:: INSTRUCTIONS TO FOLLOW ::
Write each line of the material exactly as given, from the top through the line that contains "0.77, 0.76, 0.68]", and omit all pictures.
-------- STORED DATA --------
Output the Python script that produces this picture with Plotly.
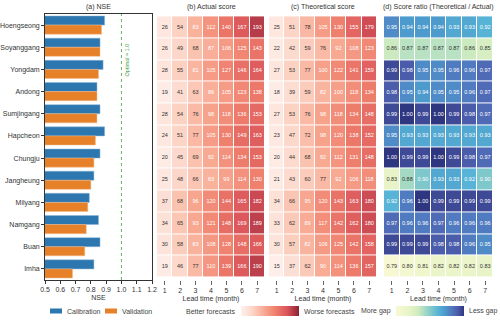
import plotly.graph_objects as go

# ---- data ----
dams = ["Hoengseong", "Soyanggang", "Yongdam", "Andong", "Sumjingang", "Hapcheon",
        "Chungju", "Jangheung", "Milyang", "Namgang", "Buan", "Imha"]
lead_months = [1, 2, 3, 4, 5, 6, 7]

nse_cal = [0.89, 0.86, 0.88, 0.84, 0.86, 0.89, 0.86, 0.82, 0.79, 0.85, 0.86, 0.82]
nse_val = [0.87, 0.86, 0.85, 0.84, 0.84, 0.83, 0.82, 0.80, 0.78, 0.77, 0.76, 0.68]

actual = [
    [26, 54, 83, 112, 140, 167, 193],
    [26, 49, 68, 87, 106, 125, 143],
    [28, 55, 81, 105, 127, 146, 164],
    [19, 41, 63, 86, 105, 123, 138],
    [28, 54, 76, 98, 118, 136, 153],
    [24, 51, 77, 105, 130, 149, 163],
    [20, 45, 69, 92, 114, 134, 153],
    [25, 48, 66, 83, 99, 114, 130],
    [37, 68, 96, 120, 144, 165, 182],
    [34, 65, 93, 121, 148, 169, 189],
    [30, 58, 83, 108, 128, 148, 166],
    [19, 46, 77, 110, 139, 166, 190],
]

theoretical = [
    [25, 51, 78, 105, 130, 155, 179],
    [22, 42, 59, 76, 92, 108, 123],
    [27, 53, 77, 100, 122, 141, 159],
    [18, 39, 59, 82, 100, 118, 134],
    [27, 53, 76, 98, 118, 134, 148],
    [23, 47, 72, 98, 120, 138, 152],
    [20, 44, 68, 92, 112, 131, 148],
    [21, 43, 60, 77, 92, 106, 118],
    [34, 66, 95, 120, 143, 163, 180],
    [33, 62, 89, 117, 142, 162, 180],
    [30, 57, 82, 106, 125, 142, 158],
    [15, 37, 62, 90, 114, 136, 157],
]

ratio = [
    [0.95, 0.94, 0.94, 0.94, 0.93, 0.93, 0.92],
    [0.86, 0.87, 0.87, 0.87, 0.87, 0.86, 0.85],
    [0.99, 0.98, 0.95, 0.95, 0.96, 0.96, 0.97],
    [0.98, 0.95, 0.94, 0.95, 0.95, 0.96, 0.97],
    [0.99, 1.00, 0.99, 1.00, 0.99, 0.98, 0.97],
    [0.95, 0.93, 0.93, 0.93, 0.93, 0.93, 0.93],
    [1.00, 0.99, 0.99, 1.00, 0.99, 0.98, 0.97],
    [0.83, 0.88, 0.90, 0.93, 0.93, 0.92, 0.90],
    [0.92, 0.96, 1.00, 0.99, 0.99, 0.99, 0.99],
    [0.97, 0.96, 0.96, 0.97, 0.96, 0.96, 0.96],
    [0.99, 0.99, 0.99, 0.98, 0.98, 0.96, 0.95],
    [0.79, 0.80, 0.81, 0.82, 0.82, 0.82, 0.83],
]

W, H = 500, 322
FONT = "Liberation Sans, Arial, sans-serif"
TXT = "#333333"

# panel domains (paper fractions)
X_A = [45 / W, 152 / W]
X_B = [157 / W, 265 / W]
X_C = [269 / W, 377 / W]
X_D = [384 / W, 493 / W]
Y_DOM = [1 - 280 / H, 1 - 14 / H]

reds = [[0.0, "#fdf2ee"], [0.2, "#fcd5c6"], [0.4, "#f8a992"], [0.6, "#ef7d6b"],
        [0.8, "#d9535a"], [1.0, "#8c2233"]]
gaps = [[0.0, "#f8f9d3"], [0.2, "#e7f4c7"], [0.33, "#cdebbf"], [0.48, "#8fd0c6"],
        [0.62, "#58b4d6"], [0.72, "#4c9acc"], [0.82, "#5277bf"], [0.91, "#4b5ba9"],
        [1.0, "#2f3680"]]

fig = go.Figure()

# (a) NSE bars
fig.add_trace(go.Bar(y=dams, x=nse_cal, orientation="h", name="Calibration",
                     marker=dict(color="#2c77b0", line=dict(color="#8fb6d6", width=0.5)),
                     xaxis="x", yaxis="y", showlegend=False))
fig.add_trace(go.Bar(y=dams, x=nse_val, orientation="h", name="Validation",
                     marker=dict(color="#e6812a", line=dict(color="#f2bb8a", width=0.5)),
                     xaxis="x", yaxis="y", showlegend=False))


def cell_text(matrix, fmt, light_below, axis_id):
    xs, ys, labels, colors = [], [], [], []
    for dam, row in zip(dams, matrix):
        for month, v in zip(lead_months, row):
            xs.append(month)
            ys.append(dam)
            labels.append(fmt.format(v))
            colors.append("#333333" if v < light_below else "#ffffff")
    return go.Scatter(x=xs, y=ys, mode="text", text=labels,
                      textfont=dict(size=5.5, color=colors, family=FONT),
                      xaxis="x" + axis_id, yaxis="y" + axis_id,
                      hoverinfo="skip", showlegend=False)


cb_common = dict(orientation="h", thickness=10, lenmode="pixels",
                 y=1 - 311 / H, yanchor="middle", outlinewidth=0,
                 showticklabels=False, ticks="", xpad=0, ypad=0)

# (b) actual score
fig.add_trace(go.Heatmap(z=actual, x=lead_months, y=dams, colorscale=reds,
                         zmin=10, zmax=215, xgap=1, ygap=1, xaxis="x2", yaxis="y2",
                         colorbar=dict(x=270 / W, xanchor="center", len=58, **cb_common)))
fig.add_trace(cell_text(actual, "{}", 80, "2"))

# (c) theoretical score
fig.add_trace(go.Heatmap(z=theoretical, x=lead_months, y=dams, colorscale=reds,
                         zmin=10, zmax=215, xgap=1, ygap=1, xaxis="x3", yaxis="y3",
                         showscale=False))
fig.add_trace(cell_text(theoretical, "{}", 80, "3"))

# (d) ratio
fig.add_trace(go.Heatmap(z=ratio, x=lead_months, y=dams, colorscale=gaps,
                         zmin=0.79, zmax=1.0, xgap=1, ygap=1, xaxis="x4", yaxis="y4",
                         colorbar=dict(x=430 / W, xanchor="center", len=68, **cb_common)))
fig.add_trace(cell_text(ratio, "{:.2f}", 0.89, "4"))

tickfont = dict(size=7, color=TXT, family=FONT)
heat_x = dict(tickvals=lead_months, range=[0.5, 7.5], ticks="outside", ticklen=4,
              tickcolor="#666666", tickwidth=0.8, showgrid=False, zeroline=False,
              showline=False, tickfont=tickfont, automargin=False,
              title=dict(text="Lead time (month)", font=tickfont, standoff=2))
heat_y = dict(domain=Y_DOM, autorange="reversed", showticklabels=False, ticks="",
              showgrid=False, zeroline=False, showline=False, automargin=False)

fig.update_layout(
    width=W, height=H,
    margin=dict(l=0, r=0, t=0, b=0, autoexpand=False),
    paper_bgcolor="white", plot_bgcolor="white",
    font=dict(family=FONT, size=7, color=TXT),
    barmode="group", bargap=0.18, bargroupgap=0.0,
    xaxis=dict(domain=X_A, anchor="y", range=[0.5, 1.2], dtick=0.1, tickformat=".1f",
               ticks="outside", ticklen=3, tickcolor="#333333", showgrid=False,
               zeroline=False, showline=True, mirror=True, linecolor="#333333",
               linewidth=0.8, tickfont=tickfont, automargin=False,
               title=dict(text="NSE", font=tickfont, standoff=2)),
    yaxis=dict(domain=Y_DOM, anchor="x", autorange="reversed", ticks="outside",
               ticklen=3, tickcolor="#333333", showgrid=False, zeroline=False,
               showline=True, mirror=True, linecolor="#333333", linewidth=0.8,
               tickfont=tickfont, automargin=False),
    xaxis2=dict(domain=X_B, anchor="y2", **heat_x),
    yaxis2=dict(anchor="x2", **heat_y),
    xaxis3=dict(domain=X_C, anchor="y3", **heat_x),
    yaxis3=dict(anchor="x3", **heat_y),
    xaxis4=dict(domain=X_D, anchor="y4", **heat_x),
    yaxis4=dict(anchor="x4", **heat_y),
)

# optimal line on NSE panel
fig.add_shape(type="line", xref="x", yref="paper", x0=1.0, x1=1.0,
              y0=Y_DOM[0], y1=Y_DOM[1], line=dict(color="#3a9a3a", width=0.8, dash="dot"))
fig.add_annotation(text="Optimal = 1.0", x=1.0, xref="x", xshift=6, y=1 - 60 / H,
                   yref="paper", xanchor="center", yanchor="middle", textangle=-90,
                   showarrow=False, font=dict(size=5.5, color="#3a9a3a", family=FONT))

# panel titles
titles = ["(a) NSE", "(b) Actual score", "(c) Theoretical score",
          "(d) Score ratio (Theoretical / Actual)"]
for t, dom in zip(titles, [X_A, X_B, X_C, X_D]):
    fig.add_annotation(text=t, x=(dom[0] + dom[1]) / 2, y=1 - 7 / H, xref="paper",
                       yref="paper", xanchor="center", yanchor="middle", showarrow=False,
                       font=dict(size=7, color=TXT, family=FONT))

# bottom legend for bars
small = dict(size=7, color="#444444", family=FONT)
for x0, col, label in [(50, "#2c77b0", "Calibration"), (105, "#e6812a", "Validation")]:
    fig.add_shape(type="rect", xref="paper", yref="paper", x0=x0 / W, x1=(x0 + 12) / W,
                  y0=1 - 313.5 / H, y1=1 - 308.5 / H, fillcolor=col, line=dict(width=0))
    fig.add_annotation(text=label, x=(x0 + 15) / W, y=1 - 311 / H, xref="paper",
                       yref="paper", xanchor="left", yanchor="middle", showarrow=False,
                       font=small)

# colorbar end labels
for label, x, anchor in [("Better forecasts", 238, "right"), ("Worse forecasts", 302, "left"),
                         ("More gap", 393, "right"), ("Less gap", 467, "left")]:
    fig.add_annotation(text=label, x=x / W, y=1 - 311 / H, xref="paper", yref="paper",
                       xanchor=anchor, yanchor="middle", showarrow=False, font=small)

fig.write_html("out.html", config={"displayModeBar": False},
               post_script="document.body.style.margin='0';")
--------
:: SOLUTION TO THIS TASK ::
Output the Python script that produces this picture with Plotly.
import plotly.graph_objects as go

# ---- data ----
dams = ["Hoengseong", "Soyanggang", "Yongdam", "Andong", "Sumjingang", "Hapcheon",
        "Chungju", "Jangheung", "Milyang", "Namgang", "Buan", "Imha"]
lead_months = [1, 2, 3, 4, 5, 6, 7]

nse_cal = [0.89, 0.86, 0.88, 0.84, 0.86, 0.89, 0.86, 0.82, 0.79, 0.85, 0.86, 0.82]
nse_val = [0.87, 0.86, 0.85, 0.84, 0.84, 0.83, 0.82, 0.80, 0.78, 0.77, 0.76, 0.68]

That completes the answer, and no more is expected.